WRITTEN EXERCISE
Starting at the first line of the entries, extract each line up to and including the one that contains "const y = d3.scaleLinear().domain([0, 1]).range([pb, pt]);", but leave out the pictures.

PROVIDED RECORDS
▶

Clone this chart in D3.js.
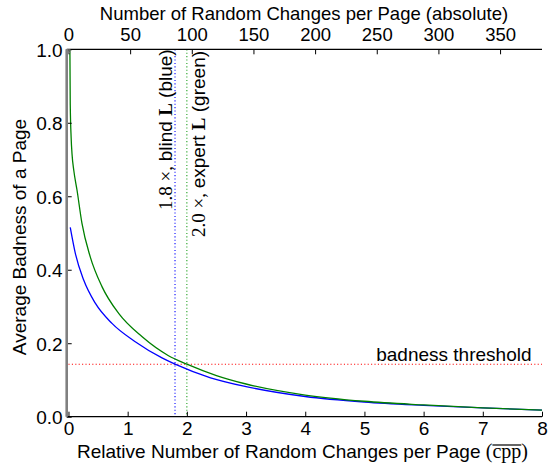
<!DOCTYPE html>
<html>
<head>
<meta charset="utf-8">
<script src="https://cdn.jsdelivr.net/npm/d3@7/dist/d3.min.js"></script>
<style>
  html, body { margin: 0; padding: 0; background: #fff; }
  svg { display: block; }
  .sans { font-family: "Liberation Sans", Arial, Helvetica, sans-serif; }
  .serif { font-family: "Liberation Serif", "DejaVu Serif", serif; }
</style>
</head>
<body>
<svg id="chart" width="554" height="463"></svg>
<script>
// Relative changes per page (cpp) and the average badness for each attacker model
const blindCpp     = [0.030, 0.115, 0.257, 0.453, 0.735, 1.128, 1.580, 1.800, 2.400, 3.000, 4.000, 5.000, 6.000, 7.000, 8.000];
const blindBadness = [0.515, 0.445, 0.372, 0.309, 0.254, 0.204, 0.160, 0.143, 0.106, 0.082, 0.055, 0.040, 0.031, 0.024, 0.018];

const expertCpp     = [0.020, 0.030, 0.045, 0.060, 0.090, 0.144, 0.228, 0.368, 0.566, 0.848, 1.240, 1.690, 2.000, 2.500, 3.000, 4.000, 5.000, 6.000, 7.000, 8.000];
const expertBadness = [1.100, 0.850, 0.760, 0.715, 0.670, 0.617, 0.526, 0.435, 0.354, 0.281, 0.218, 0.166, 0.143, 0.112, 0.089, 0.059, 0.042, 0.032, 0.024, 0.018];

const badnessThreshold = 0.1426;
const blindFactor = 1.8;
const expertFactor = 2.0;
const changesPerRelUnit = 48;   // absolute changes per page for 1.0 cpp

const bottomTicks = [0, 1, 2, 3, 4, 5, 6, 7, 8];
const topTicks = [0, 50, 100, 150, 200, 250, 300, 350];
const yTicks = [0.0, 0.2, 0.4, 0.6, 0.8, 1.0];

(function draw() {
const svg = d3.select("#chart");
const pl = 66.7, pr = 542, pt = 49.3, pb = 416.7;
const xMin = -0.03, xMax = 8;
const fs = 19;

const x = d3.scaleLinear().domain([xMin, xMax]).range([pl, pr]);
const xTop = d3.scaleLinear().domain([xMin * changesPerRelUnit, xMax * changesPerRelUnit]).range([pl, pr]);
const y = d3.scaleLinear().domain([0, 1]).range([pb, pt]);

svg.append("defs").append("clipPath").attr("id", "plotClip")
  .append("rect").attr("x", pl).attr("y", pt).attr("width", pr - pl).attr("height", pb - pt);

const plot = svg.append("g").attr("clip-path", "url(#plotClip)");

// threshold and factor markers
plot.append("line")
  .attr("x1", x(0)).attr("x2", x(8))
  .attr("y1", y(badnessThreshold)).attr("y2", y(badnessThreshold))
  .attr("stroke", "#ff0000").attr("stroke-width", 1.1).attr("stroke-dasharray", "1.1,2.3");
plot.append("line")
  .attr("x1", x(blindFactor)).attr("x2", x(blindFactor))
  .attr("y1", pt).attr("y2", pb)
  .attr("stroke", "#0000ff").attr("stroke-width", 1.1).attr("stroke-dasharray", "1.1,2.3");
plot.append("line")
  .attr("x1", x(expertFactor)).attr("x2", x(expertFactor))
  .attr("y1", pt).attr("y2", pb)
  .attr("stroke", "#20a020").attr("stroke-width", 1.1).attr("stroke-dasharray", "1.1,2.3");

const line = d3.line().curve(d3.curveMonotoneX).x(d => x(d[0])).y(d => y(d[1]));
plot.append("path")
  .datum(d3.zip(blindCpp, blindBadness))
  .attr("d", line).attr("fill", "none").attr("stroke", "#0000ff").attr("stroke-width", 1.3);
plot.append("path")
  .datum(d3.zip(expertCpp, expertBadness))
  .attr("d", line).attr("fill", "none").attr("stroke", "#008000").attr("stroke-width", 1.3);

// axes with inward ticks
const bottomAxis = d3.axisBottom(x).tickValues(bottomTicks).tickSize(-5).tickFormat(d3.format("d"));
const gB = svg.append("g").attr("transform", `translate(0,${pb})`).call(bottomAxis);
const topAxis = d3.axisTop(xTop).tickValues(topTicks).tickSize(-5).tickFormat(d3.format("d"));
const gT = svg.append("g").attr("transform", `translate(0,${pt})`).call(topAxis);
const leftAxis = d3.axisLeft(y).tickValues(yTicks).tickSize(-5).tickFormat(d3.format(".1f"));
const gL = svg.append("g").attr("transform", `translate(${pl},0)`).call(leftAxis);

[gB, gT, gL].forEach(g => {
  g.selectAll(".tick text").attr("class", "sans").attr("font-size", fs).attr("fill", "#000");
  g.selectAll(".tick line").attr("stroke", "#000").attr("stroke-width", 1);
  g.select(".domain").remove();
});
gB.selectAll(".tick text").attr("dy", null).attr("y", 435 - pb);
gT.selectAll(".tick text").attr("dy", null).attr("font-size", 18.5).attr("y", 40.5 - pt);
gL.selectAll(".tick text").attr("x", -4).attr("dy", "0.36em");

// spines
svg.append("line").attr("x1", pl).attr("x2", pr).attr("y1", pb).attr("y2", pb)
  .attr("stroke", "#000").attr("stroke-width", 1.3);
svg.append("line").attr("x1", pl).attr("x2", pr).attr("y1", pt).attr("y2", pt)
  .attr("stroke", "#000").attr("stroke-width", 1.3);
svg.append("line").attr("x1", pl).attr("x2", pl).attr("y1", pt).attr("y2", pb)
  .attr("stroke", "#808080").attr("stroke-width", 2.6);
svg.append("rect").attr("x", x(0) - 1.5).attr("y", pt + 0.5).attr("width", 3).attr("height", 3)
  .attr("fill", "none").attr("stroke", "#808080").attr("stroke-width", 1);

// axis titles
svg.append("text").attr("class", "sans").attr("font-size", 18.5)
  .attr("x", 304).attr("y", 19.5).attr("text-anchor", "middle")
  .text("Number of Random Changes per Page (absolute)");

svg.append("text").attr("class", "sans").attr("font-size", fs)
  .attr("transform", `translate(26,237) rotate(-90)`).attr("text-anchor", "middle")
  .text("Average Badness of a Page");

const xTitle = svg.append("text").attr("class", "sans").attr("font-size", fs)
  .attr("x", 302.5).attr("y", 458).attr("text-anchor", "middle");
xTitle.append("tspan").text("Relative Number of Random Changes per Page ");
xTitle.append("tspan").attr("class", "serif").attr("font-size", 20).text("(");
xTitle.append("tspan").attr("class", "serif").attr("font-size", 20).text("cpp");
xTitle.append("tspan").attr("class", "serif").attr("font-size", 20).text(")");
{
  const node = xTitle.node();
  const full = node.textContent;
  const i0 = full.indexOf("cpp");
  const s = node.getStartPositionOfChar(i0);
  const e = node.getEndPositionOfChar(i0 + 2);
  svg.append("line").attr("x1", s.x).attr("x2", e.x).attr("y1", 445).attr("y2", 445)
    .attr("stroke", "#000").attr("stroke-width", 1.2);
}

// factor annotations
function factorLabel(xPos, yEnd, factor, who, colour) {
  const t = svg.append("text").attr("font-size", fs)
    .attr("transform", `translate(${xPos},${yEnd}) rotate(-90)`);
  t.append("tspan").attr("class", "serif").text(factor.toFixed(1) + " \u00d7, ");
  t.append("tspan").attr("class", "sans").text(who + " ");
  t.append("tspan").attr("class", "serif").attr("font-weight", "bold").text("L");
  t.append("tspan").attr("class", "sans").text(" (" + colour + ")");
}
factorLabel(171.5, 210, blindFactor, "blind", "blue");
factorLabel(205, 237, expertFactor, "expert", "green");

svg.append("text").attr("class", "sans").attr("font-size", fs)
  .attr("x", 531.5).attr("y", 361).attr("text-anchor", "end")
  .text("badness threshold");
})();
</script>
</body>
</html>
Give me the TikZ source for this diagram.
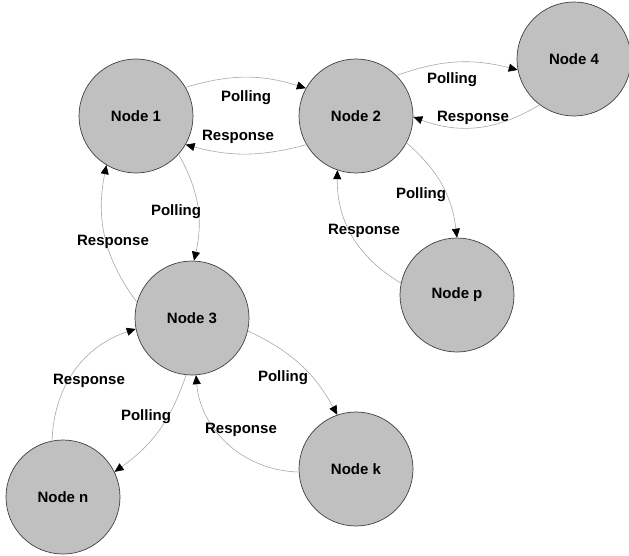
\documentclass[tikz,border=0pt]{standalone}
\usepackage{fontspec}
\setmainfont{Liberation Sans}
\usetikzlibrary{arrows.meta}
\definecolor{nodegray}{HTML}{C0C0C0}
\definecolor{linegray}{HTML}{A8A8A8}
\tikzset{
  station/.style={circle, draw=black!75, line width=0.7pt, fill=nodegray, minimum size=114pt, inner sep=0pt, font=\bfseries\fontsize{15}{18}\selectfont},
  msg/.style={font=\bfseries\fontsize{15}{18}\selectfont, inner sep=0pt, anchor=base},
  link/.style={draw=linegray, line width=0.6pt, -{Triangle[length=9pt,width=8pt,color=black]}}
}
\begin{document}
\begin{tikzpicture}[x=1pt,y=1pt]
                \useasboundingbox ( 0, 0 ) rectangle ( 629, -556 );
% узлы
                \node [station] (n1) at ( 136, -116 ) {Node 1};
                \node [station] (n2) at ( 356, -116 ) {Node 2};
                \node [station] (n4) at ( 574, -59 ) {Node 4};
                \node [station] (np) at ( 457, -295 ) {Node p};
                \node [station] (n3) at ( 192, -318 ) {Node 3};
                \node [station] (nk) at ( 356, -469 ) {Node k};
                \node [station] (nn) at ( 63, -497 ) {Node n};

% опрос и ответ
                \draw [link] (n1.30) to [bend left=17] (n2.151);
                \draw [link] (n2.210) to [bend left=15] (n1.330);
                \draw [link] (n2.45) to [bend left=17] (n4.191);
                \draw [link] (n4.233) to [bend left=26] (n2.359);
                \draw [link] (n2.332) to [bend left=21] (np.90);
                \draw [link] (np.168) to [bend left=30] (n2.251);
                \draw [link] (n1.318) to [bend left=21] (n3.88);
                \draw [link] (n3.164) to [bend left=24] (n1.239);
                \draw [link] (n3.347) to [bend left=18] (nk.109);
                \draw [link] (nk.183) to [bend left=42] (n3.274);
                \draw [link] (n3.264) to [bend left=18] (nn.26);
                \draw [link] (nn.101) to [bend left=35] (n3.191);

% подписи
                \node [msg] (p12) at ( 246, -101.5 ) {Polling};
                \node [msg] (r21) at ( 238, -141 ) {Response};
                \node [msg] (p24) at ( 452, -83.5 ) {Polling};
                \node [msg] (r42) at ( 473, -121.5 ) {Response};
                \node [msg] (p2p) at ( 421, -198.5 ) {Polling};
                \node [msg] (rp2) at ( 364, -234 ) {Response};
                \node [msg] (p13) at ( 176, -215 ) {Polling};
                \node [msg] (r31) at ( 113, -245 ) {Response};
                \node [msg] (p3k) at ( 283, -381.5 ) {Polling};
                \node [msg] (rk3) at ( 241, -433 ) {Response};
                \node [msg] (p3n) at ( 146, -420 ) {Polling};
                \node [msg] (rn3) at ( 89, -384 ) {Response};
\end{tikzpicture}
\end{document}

◀

TASK RESULT
Clone this chart in D3.js.
<!DOCTYPE html>
<html>
<head>
<meta charset="utf-8">
<script src="https://cdn.jsdelivr.net/npm/d3@7/dist/d3.min.js"></script>
<style>
  html, body { margin: 0; padding: 0; background: #fff; }
  svg { display: block; }
  .sans { font-family: "Liberation Sans", Arial, Helvetica, sans-serif; }
  .serif { font-family: "Liberation Serif", "DejaVu Serif", serif; }
</style>
</head>
<body>
<svg id="chart" width="554" height="463"></svg>
<script>
// Relative changes per page (cpp) and the average badness for each attacker model
const blindCpp     = [0.030, 0.115, 0.257, 0.453, 0.735, 1.128, 1.580, 1.800, 2.400, 3.000, 4.000, 5.000, 6.000, 7.000, 8.000];
const blindBadness = [0.515, 0.445, 0.372, 0.309, 0.254, 0.204, 0.160, 0.143, 0.106, 0.082, 0.055, 0.040, 0.031, 0.024, 0.018];

const expertCpp     = [0.020, 0.030, 0.045, 0.060, 0.090, 0.144, 0.228, 0.368, 0.566, 0.848, 1.240, 1.690, 2.000, 2.500, 3.000, 4.000, 5.000, 6.000, 7.000, 8.000];
const expertBadness = [1.100, 0.850, 0.760, 0.715, 0.670, 0.617, 0.526, 0.435, 0.354, 0.281, 0.218, 0.166, 0.143, 0.112, 0.089, 0.059, 0.042, 0.032, 0.024, 0.018];

const badnessThreshold = 0.1426;
const blindFactor = 1.8;
const expertFactor = 2.0;
const changesPerRelUnit = 48;   // absolute changes per page for 1.0 cpp

const bottomTicks = [0, 1, 2, 3, 4, 5, 6, 7, 8];
const topTicks = [0, 50, 100, 150, 200, 250, 300, 350];
const yTicks = [0.0, 0.2, 0.4, 0.6, 0.8, 1.0];

(function draw() {
const svg = d3.select("#chart");
const pl = 66.7, pr = 542, pt = 49.3, pb = 416.7;
const xMin = -0.03, xMax = 8;
const fs = 19;

const x = d3.scaleLinear().domain([xMin, xMax]).range([pl, pr]);
const xTop = d3.scaleLinear().domain([xMin * changesPerRelUnit, xMax * changesPerRelUnit]).range([pl, pr]);
const y = d3.scaleLinear().domain([0, 1]).range([pb, pt]);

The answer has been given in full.